--- Code that draws figures ---
========
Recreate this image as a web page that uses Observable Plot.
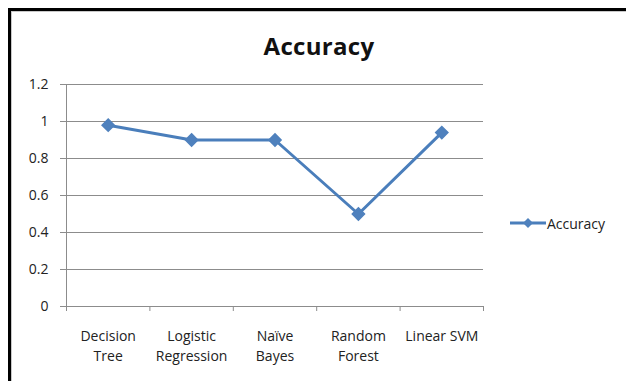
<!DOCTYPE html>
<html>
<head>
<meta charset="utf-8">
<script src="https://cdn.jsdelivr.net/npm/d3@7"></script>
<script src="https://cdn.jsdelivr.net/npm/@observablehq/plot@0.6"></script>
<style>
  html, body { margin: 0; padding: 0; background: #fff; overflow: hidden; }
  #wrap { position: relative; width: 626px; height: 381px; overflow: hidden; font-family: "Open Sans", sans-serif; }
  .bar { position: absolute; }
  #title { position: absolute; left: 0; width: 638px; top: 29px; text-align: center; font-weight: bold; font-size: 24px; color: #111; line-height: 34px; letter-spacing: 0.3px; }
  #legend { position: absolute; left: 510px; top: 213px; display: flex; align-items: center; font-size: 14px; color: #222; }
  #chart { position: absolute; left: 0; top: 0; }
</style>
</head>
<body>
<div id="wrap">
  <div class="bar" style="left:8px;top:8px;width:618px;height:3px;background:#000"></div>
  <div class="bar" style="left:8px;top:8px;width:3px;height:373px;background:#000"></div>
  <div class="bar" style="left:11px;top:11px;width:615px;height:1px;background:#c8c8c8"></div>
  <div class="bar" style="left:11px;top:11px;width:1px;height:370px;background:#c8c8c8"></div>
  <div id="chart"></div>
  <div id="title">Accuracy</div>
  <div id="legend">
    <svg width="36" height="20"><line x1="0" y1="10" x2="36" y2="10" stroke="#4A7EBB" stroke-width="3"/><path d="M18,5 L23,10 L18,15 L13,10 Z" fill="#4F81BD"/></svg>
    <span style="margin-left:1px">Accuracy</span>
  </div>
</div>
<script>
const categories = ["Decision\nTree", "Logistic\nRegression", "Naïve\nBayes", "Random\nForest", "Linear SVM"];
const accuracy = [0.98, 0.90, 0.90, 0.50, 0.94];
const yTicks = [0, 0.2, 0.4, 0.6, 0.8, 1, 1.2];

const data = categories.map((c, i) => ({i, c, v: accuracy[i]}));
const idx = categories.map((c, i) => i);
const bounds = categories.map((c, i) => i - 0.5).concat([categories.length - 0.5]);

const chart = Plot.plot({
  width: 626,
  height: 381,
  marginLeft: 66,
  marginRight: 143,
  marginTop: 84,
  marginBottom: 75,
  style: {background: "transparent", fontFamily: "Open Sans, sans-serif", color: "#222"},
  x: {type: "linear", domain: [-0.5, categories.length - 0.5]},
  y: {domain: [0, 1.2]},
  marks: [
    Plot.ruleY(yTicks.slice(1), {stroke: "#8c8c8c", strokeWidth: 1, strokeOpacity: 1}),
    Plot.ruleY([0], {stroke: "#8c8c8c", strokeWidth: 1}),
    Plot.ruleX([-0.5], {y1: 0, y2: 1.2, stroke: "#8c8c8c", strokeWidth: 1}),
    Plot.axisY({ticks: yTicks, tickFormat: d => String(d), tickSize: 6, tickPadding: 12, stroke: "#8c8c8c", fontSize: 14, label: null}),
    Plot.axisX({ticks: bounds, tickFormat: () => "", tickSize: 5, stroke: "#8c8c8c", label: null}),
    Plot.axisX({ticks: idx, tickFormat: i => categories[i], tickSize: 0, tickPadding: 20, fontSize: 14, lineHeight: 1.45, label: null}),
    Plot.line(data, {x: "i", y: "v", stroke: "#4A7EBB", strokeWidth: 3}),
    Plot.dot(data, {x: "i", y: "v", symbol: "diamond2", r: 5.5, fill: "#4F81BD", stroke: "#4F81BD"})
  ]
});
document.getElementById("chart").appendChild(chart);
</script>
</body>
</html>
========
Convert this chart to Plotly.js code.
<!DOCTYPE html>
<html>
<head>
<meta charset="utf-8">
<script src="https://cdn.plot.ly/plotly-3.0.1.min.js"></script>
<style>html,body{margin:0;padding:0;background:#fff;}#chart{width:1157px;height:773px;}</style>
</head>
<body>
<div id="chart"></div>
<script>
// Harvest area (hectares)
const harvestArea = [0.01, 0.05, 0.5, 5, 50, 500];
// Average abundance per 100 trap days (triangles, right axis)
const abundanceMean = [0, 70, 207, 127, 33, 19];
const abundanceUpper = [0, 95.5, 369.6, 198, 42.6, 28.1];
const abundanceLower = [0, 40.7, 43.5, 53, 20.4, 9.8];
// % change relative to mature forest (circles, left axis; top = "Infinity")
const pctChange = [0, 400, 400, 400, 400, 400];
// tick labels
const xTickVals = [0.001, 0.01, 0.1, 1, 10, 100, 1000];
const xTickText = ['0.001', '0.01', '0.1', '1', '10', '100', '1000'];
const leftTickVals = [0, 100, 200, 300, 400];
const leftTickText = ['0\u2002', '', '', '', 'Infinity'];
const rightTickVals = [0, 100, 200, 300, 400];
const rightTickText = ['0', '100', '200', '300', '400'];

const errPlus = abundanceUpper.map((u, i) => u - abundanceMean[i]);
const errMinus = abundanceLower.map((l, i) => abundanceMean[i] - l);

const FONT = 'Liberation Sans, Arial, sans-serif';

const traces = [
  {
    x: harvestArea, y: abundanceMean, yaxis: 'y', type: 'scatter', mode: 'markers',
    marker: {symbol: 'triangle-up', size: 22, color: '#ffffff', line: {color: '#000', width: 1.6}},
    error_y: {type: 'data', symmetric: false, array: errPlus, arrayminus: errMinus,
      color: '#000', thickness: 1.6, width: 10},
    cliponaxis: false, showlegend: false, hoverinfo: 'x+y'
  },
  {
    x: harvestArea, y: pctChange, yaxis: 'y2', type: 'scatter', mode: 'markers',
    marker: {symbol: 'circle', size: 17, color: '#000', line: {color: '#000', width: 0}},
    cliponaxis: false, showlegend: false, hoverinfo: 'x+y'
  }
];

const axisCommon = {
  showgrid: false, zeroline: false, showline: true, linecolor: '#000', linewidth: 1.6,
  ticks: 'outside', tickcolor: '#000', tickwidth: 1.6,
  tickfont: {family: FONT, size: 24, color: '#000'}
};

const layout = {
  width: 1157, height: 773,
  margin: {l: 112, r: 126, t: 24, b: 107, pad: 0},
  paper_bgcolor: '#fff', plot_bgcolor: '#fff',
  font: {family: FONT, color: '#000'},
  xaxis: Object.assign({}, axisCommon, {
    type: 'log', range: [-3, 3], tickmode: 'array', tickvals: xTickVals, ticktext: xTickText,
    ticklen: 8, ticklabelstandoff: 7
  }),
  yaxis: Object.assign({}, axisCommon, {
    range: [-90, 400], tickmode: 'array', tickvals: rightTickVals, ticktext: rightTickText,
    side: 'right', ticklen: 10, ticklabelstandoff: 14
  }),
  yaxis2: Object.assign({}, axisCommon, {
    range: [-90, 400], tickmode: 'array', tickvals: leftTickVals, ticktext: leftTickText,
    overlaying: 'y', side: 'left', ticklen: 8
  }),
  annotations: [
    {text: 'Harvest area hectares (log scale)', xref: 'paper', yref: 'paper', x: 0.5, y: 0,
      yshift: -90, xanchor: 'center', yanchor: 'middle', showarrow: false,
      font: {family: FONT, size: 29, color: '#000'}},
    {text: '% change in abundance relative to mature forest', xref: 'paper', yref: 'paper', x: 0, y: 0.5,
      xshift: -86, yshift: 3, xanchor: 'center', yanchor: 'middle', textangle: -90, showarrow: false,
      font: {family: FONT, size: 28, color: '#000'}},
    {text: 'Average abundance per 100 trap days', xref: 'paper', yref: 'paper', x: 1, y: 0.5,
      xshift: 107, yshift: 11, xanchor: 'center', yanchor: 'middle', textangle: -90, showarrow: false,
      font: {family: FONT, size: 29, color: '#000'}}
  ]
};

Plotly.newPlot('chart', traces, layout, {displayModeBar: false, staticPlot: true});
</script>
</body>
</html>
========
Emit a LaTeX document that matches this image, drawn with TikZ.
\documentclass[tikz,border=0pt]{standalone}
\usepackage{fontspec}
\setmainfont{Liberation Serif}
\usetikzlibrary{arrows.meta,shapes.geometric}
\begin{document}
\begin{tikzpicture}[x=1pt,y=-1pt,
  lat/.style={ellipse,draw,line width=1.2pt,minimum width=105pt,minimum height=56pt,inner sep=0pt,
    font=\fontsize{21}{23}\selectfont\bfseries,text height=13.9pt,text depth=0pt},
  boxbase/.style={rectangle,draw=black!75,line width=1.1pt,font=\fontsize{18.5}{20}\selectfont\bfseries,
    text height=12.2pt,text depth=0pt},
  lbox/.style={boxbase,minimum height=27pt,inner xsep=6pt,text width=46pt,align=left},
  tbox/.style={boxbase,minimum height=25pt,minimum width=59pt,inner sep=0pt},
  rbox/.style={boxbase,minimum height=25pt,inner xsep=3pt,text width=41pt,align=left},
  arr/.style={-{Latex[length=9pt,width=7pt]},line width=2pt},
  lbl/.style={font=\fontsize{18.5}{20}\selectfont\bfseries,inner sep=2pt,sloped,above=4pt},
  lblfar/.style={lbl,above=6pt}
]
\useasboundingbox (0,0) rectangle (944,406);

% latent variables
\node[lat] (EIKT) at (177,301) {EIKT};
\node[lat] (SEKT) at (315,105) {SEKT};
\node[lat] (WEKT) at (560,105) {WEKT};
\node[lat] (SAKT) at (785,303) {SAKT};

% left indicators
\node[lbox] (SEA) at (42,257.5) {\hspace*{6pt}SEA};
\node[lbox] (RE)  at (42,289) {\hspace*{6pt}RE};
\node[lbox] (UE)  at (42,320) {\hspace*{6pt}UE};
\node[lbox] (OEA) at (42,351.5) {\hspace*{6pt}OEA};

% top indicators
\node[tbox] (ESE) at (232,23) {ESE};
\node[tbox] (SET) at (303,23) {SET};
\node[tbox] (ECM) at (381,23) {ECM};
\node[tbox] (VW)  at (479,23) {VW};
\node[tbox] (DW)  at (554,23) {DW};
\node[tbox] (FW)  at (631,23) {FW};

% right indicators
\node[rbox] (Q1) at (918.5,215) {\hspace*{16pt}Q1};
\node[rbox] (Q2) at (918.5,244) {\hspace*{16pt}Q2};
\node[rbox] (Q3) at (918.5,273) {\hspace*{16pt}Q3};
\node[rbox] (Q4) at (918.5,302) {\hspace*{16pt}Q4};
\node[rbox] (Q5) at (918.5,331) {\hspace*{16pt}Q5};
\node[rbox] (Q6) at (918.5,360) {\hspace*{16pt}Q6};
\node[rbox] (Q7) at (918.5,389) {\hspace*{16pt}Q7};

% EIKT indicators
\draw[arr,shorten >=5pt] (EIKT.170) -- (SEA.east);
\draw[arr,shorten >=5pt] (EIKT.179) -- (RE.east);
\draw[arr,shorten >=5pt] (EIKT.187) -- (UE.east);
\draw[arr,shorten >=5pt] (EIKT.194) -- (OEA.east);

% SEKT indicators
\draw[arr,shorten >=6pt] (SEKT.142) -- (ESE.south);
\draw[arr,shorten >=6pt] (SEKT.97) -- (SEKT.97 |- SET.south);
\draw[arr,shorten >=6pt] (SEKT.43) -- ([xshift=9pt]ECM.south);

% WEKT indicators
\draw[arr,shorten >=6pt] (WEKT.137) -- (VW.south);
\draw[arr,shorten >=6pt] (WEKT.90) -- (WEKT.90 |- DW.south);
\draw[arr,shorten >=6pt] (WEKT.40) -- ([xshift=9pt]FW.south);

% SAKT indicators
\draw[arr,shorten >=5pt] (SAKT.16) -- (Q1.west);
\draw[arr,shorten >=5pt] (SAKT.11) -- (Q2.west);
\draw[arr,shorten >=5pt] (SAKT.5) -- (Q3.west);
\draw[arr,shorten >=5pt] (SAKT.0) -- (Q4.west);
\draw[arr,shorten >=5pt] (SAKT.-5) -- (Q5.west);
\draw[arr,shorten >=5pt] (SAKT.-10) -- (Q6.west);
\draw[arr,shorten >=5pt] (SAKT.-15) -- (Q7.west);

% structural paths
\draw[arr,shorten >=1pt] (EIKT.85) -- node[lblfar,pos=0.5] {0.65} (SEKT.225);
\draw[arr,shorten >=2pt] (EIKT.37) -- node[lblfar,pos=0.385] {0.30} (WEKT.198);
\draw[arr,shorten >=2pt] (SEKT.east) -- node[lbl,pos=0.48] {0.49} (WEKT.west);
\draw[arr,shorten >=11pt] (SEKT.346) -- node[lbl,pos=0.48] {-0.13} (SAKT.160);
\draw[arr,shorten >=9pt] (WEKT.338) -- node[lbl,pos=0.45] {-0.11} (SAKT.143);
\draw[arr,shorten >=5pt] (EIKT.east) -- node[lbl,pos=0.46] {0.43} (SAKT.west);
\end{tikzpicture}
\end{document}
========
Give again, word for word, the lines starting at the line that has "Emit a LaTeX" and ending at the line that has "(0,0) rectangle (944,406);", with both of those lines included and nothing else.

--- COMPLETE ANSWER ---
Emit a LaTeX document that matches this image, drawn with TikZ.
\documentclass[tikz,border=0pt]{standalone}
\usepackage{fontspec}
\setmainfont{Liberation Serif}
\usetikzlibrary{arrows.meta,shapes.geometric}
\begin{document}
\begin{tikzpicture}[x=1pt,y=-1pt,
  lat/.style={ellipse,draw,line width=1.2pt,minimum width=105pt,minimum height=56pt,inner sep=0pt,
    font=\fontsize{21}{23}\selectfont\bfseries,text height=13.9pt,text depth=0pt},
  boxbase/.style={rectangle,draw=black!75,line width=1.1pt,font=\fontsize{18.5}{20}\selectfont\bfseries,
    text height=12.2pt,text depth=0pt},
  lbox/.style={boxbase,minimum height=27pt,inner xsep=6pt,text width=46pt,align=left},
  tbox/.style={boxbase,minimum height=25pt,minimum width=59pt,inner sep=0pt},
  rbox/.style={boxbase,minimum height=25pt,inner xsep=3pt,text width=41pt,align=left},
  arr/.style={-{Latex[length=9pt,width=7pt]},line width=2pt},
  lbl/.style={font=\fontsize{18.5}{20}\selectfont\bfseries,inner sep=2pt,sloped,above=4pt},
  lblfar/.style={lbl,above=6pt}
]
\useasboundingbox (0,0) rectangle (944,406);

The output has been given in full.